South Africans are paying up to R89 less to fill up their tanks than they were earlier this year.

The cost of fuel peaked in February at R22.41 per litre for petrol 95, following a 12c per litre hike in January and a larger 82c per litre hike in February.

Thankfully, prices have since come down by a small amount, with all but one month seeing a drop in the cost of fuel.

Then vs now

Between March and August, South Africa received five petrol prices reductions and one increase, as shown below:

  • March – 7c per litre decrease
  • April – 72c per litre decrease
  • May – 22c per litre decrease
  • June – 5c per litre decrease
  • July – 52c per litre increase
  • August – 28c per litre decrease

Altogether, the reductions have slashed 82c from the price motorists are currently seeing at the pumps.

Unfortunately, the savings could have been significantly higher, were it not for a 52c hike in July.

The upset was primarily driven by the unstable situation in the Middle East at the time, when there were market concerns that the air strikes between Israel, Iran, and the United States would escalate into a prolonged conflict.

In any case, the price of fuel is slightly lower than what it was sitting at earlier this year, leading to a small but appreciable measure of relief for households.

The following table shows how much it costs to fill up different tank sizes in August 2025, compared to when fuel prices peaked back in February:

Tank sizeCost to refill in February 2025 (R22.41)Cost to refill in August 2025 (R21.59)Difference
30 litresR672.30R647.70– R24.60
40 litresR896.40R863.60– R32.80
50 litresR1,120.50R1,079.50– R41
60 litresR1,344.60R1,295.40– R49.20
70 litresR1,568.70R1,511.30– R57.40
80 litresR1,816.80R1,727.20– R89.60

Motorists with small cars are saving around R24.60 per top-up, while those with large bakkies and SUVs are spending up to R89 less.

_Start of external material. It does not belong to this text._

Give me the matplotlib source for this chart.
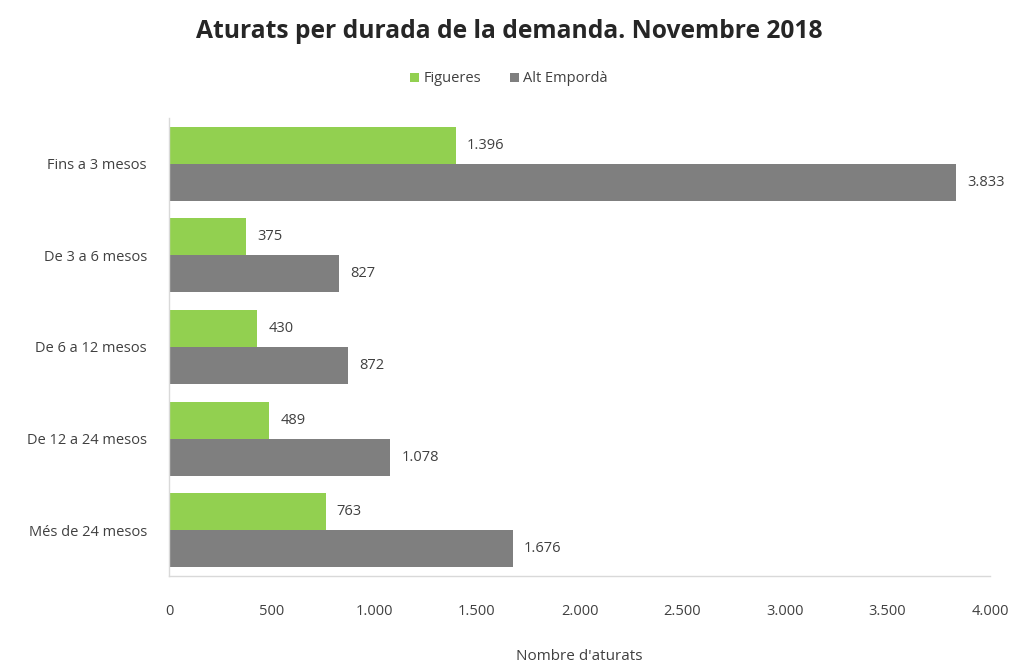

It’s not much, admittedly, but it’s always worth bearing in mind that the cost of fuel has a knock-on effect on the price of other goods and services, meaning that any reduction is good for the economy as a whole.

Could have been better

The cost of petrol has been largely stagnant this year with modest under recoveries and over recoveries over the past few months.

Not helping matters is the fact that, back in June, the government elected to raise the General Fuel Levy (GFL) for the first time in three years to account for inflation.

The GFL had been frozen since the Covid-19 pandemic as an part of an economic relief measure for households.

However, the government decided to raise the GFL this year to partially make up for the now-scrapped proposal to raise VAT.

Consequently, the GFL now adds R4.01 and R3.85 to the cost of every litre of petrol and diesel sold in South Africa, respectively.

There have been proposals to deregulate or review the way the country’s fuel prices are calculated, but these measures are unlikely to make a tangible difference to consumers’ wallets.

Eliminating the GFL, for example, is highly unlikely as it would cost the fiscus an estimated R90 billion per annum.

Even if the government were to do this, it would undoubtedly look for another revenue stream to make up the difference, putting a financial burden on households one way or another.